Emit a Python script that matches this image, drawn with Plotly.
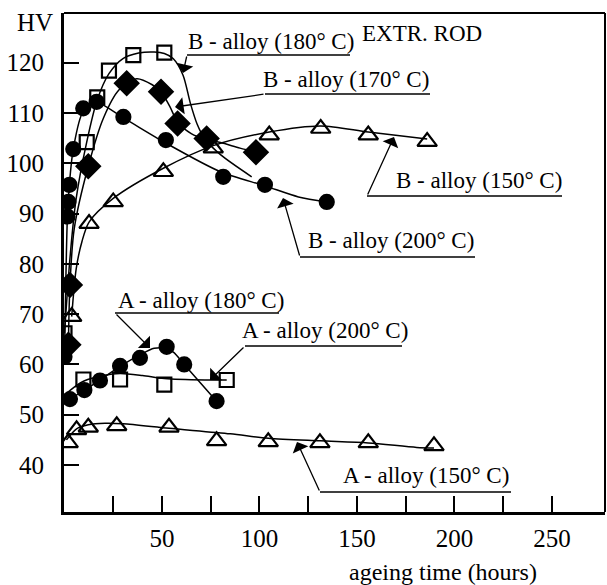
import plotly.graph_objects as go

# ---------------- data ----------------
# measured points: ageing time (h) and hardness HV
b180_t = [0, 11.4, 16.8, 22.8, 35.3, 51.2]
b180_hv = [66.2, 104.2, 113.1, 118.4, 121.5, 122.0]
b170_t = [2.0, 2.8, 12.2, 31.9, 49.5, 58.0, 72.9, 98.2]
b170_hv = [63.9, 75.8, 99.4, 115.9, 114.2, 107.9, 104.9, 102.2]
b200_t = [0, 1.5, 2.0, 2.5, 4.5, 9.6, 16.5, 30.2, 52.0, 81.4, 102.8, 134.5]
b200_hv = [61.5, 89.4, 92.3, 95.7, 102.8, 110.9, 112.2, 109.2, 104.6, 97.3, 95.7, 92.3]
b150_t = [3.7, 12.6, 25.0, 50.7, 76.3, 105.0, 131.4, 155.8, 186.0]
b150_hv = [69.5, 88.0, 92.3, 98.3, 103.0, 105.6, 106.9, 105.6, 104.3]
a180_t = [2.8, 10.2, 18.2, 28.5, 38.7, 52.4, 61.4, 78.0]
a180_hv = [53.1, 54.9, 56.8, 59.7, 61.3, 63.5, 60.0, 52.7]
a200_t = [9.7, 28.5, 51.2, 83.2]
a200_hv = [57.0, 57.0, 56.0, 56.9]
a150_t = [1.9, 6.2, 12.2, 26.8, 53.6, 78.0, 104.5, 131.0, 155.8, 189.5]
a150_hv = [44.4, 47.0, 47.5, 47.8, 47.5, 44.8, 44.6, 44.4, 44.4, 43.8]

# fitted curves as drawn in the picture
b180_fit_t = [0, 3, 6, 11.4, 16.8, 22.8, 30, 38, 46, 51.2, 55.7, 60.8, 64.5, 68, 72, 80, 96]
b180_fit_hv = [66.2, 82, 93, 104.2, 112.6, 117.8, 120.8, 121.9, 122.1, 121.8, 120.8, 117.5, 112, 107.8, 104.8, 101.7, 97.3]
b170_fit_t = [2.0, 2.8, 5, 12.2, 20, 28, 37, 45, 49.5, 54, 58, 65, 72.9, 80, 90, 98.2]
b170_fit_hv = [63.9, 75.8, 87, 99.4, 109, 114.6, 116.8, 115.6, 114.2, 111.3, 108.2, 105.9, 104.7, 104.1, 103.0, 102.2]
b200_fit_t = [0, 1.5, 2.5, 4.5, 9.6, 16.5, 30.2, 52, 80, 102.8, 120, 134.5]
b200_fit_hv = [61.5, 89.4, 95.7, 102.8, 110.3, 112.0, 109.0, 104.0, 98.3, 95.5, 93.3, 92.3]
b150_fit_t = [3.7, 6, 9, 12.6, 25, 50.7, 76.3, 105, 131.4, 155.8, 186]
b150_fit_hv = [69.5, 79, 84.5, 88.3, 93.0, 99.0, 103.5, 106.2, 107.4, 106.2, 104.8]
a180_fit_t = [2.8, 10.2, 18.2, 28.5, 38.7, 46, 52, 56, 61.4, 78.0]
a180_fit_hv = [53.1, 54.9, 56.9, 59.6, 61.9, 63.2, 63.2, 62.4, 60.0, 52.7]
a200_fit_t = [0, 5, 10, 20, 28.5, 40, 51.2, 72, 83.2]
a200_fit_hv = [53.9, 55.5, 56.7, 57.8, 58.2, 57.8, 57.2, 56.9, 56.9]
a150_fit_t = [1.0, 6.2, 12.2, 20.8, 30, 53.6, 85, 104.5, 131, 155.8, 180.6, 189.5]
a150_fit_hv = [45.0, 47.2, 48.0, 48.3, 48.2, 47.3, 46.2, 45.3, 44.8, 44.4, 43.5, 43.4]

x_tick_vals = [25, 50, 75, 100, 125, 150, 175, 200, 225, 250]
x_tick_text = ["", "50", "", "100", "", "150", "", "200", "", "250"]
y_tick_vals = [40, 50, 60, 70, 80, 90, 100, 110, 120]

# ---------------- figure ----------------
W, H = 607, 585
ML, MR, MT, MB = 64, 2, 13, 73
PW, PH = W - ML - MR, H - MT - MB
FONT = "Liberation Serif, Times New Roman, serif"


def px(xp):
    return (xp - ML) / PW


def py(yp):
    return (MT + PH - yp) / PH


fig = go.Figure()

curves = [
    (b180_fit_t, b180_fit_hv), (b170_fit_t, b170_fit_hv), (b200_fit_t, b200_fit_hv),
    (b150_fit_t, b150_fit_hv), (a180_fit_t, a180_fit_hv), (a200_fit_t, a200_fit_hv),
    (a150_fit_t, a150_fit_hv),
]
for cx, cy in curves:
    fig.add_trace(go.Scatter(x=cx, y=cy, mode="lines",
                             line=dict(color="black", width=1.5, shape="spline", smoothing=0.8),
                             hoverinfo="skip", showlegend=False))

markers = [
    (b150_t, b150_hv, "triangle-up-open", 17),
    (a150_t, a150_hv, "triangle-up-open", 17),
    (b180_t, b180_hv, "square-open", 14),
    (a200_t, a200_hv, "square-open", 14),
    (b200_t, b200_hv, "circle", 14),
    (a180_t, a180_hv, "circle", 14),
    (b170_t, b170_hv, "diamond", 18),
]
for mx, my, sym, sz in markers:
    fig.add_trace(go.Scatter(x=mx, y=my, mode="markers",
                             marker=dict(symbol=sym, size=sz, color="black",
                                         line=dict(color="black", width=2.2)),
                             showlegend=False))

# labels with leader lines (pixel positions of the picture)
labels = [
    # text, text center, underline (x0, x1, y), arrow tail, arrow tip
    ("B - alloy (180° C)", (271, 42), (187, 350, 55), (187, 55), (183, 73)),
    ("B - alloy (170° C)", (346, 79), (265, 430, 94), (265, 94), (175, 107)),
    ("B - alloy (150° C)", (479, 180), (367, 562, 196), (367, 196), (394, 137)),
    ("B - alloy (200° C)", (391, 240), (300, 475, 257), (300, 257), (283, 198)),
    ("A - alloy (180° C)", (201, 300), (115, 279, 313), (115, 313), (150, 348)),
    ("A - alloy (200° C)", (325, 330), (245, 402, 346), (245, 346), (210, 380)),
    ("A - alloy (150° C)", (426, 475), (320, 511, 492), (320, 492), (297, 442)),
]
shapes = []
annotations = []
for text, (tx, ty), (u0, u1, uy), (ax, ay), (hx, hy) in labels:
    annotations.append(dict(text=text, x=px(tx), y=py(ty), xref="paper", yref="paper",
                            xanchor="center", yanchor="middle", showarrow=False,
                            font=dict(family=FONT, size=23, color="black")))
    shapes.append(dict(type="line", xref="paper", yref="paper", x0=px(u0), x1=px(u1),
                       y0=py(uy), y1=py(uy), line=dict(color="black", width=1.5)))
    annotations.append(dict(text="", x=px(hx), y=py(hy), xref="paper", yref="paper",
                            ax=ax - hx, ay=ay - hy, showarrow=True, arrowhead=1,
                            arrowsize=2.2, arrowwidth=1.3, arrowcolor="black", standoff=0))

annotations.append(dict(text="EXTR. ROD", x=px(422), y=py(33), xref="paper", yref="paper",
                        xanchor="center", yanchor="middle", showarrow=False,
                        font=dict(family=FONT, size=23, color="black")))
annotations.append(dict(text="HV", x=px(35), y=py(22), xref="paper", yref="paper",
                        xanchor="center", yanchor="middle", showarrow=False,
                        font=dict(family=FONT, size=25, color="black")))
annotations.append(dict(text="ageing time (hours)", x=px(443), y=py(572), xref="paper",
                        yref="paper", xanchor="center", yanchor="middle", showarrow=False,
                        font=dict(family=FONT, size=24, color="black")))

# top and right frame (thinner than the axes)
shapes.append(dict(type="line", xref="paper", yref="paper", x0=0, x1=1, y0=1, y1=1,
                   line=dict(color="black", width=2)))
shapes.append(dict(type="line", xref="paper", yref="paper", x0=1, x1=1, y0=0, y1=1,
                   line=dict(color="black", width=2)))

fig.update_layout(
    width=W, height=H,
    margin=dict(l=ML, r=MR, t=MT, b=MB),
    paper_bgcolor="white", plot_bgcolor="white",
    font=dict(family=FONT, color="black"),
    shapes=shapes, annotations=annotations,
    xaxis=dict(range=[-0.25, 277.2], tickvals=x_tick_vals, ticktext=x_tick_text,
               ticks="inside", ticklen=16, tickwidth=1.5, tickcolor="black",
               showline=True, linewidth=3, linecolor="black", showgrid=False,
               zeroline=False, tickfont=dict(family=FONT, size=25, color="black"),
               ticklabelstandoff=2),
    yaxis=dict(range=[30.66, 129.86], tickvals=y_tick_vals, ticks="inside", ticklen=15,
               tickwidth=1.5, tickcolor="black", showline=True, linewidth=3,
               linecolor="black", showgrid=False, zeroline=False,
               tickfont=dict(family=FONT, size=25, color="black"), ticklabelstandoff=12),
)

fig.write_html("out.html", config={"displayModeBar": False},
               post_script="document.body.style.margin='0px';"
                           "document.body.style.overflow='hidden';")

YOUR OBJECTIVE: Please take the lines from the beginning of the data above through the line holding "import plotly.graph_objects as go" and transcribe them exactly, without any pictures.

SOLUTION:
Emit a Python script that matches this image, drawn with Plotly.
import plotly.graph_objects as go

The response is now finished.